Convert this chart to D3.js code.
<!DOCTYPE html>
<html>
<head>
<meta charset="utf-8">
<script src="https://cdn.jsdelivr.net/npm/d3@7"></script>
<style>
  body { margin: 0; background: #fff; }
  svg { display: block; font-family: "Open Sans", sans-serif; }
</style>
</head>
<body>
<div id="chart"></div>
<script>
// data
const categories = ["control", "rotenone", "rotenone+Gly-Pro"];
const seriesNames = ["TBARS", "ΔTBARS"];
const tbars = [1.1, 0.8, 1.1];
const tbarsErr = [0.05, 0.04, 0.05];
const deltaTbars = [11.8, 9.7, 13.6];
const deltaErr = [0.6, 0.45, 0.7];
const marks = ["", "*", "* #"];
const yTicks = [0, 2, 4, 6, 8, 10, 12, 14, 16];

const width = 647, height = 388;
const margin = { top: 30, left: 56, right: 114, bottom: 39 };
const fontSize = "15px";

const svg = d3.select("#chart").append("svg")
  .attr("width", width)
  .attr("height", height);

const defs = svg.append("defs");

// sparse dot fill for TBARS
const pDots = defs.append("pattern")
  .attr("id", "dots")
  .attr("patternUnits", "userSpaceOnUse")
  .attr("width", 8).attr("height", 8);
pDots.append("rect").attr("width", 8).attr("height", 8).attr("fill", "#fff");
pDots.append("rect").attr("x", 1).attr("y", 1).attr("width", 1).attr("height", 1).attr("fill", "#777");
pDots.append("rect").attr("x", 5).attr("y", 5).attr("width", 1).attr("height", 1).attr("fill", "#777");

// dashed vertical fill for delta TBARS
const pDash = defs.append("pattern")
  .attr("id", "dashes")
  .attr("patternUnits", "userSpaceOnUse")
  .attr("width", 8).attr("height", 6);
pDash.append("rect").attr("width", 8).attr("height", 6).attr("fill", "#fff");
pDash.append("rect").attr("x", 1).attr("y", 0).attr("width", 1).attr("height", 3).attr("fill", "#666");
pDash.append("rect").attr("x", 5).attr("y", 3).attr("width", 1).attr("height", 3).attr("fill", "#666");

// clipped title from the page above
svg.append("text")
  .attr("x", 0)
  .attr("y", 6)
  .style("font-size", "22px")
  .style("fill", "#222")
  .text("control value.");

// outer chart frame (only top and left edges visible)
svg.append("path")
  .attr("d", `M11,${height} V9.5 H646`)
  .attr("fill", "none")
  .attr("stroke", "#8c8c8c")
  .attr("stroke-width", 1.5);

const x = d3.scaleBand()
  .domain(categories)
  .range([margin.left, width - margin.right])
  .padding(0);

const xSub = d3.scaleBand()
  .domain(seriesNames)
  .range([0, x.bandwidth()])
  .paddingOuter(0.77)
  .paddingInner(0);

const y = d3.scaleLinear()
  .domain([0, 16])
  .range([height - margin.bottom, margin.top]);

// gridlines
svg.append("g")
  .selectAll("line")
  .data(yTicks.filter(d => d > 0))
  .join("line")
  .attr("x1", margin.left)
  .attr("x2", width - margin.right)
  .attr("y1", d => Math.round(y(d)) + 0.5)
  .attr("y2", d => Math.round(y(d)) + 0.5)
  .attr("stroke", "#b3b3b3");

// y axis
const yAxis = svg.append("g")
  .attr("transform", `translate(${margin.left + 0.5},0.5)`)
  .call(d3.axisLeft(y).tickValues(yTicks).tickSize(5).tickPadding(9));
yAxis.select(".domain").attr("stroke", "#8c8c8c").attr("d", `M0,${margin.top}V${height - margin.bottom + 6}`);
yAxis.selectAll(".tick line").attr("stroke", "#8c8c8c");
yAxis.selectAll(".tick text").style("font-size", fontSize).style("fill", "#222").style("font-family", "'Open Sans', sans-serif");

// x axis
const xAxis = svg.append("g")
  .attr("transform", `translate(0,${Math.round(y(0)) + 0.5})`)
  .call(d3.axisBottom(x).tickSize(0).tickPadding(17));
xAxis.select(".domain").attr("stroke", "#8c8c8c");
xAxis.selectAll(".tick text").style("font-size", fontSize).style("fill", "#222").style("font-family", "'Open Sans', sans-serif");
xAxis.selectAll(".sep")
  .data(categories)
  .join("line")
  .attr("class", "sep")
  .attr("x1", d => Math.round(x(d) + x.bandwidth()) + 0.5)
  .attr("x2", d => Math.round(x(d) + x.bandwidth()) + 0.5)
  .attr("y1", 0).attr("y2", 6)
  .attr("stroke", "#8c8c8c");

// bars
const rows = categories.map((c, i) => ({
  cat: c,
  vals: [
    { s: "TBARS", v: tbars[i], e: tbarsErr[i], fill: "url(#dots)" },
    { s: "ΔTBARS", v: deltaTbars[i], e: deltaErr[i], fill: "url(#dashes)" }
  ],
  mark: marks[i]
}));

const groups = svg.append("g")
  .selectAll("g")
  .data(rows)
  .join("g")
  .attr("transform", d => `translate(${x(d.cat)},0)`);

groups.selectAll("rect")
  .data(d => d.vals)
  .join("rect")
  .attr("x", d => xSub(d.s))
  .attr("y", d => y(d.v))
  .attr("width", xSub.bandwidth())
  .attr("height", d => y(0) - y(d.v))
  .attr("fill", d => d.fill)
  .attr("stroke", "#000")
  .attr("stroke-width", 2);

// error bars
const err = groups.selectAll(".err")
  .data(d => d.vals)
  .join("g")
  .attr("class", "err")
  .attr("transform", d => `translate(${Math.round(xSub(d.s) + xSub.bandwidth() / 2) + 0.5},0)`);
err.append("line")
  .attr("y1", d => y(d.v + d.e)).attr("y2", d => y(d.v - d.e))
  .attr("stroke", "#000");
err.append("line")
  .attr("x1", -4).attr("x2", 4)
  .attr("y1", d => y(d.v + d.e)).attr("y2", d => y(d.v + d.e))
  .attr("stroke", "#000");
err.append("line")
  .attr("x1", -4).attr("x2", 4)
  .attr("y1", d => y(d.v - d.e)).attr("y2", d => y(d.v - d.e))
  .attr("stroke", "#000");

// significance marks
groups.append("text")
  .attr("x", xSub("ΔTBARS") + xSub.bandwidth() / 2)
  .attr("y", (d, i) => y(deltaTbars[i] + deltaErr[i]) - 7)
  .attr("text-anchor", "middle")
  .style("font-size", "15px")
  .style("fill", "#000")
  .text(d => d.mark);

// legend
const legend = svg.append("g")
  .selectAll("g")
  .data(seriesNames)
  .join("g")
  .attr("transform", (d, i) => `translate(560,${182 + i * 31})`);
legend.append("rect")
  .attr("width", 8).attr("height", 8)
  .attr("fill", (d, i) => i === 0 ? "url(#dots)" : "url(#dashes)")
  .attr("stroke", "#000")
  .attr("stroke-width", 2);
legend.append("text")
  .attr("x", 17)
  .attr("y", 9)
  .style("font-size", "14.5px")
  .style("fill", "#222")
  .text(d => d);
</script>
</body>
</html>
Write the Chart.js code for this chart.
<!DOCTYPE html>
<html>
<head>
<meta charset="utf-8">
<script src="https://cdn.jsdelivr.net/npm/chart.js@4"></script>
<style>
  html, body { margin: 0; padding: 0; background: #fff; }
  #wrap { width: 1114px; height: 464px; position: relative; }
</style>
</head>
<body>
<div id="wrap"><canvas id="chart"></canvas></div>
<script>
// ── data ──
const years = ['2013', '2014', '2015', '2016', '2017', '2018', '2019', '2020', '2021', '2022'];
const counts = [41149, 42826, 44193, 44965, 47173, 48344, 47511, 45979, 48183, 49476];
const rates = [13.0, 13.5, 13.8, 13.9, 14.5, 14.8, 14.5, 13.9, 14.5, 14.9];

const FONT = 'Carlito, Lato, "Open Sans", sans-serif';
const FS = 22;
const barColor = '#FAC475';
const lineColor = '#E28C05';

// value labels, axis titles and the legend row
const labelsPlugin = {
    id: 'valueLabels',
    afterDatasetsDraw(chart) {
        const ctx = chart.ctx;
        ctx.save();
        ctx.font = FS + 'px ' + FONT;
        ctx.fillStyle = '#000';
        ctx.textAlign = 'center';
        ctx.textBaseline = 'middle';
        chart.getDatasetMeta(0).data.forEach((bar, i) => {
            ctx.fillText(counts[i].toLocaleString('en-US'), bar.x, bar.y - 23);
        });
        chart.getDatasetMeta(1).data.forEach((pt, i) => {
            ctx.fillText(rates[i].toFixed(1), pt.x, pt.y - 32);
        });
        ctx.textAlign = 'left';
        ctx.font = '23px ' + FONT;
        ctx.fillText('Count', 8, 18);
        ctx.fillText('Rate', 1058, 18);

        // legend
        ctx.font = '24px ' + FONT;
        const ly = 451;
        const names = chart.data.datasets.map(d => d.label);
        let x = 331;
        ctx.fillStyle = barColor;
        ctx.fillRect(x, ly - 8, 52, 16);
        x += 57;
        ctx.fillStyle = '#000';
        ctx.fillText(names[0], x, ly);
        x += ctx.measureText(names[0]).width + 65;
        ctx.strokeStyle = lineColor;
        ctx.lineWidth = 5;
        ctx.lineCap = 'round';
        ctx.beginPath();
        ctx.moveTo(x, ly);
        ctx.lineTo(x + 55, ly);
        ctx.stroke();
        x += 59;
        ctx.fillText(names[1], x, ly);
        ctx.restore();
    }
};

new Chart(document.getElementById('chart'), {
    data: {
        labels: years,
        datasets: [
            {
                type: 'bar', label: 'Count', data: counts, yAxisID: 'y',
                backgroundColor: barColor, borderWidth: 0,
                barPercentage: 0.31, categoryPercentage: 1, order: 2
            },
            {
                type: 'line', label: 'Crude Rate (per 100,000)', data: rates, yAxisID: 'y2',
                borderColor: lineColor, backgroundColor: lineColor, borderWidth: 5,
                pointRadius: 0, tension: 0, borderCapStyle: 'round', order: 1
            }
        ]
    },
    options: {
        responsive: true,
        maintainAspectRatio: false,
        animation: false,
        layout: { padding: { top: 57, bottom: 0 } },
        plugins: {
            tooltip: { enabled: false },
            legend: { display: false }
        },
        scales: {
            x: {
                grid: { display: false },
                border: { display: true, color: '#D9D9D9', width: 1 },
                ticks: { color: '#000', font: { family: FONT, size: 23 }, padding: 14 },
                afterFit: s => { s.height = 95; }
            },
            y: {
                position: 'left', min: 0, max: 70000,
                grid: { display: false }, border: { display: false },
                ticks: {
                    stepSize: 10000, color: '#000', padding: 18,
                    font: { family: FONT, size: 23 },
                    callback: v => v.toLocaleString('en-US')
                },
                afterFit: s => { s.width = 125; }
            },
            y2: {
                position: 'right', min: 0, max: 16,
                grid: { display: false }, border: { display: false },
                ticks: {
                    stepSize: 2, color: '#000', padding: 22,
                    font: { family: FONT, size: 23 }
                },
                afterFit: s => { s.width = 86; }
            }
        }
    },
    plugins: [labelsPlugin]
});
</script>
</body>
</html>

## WHAT TO DO
Copy out every line with the word "code".

## THE RESPONSE
Convert this chart to D3.js code.
Write the Chart.js code for this chart.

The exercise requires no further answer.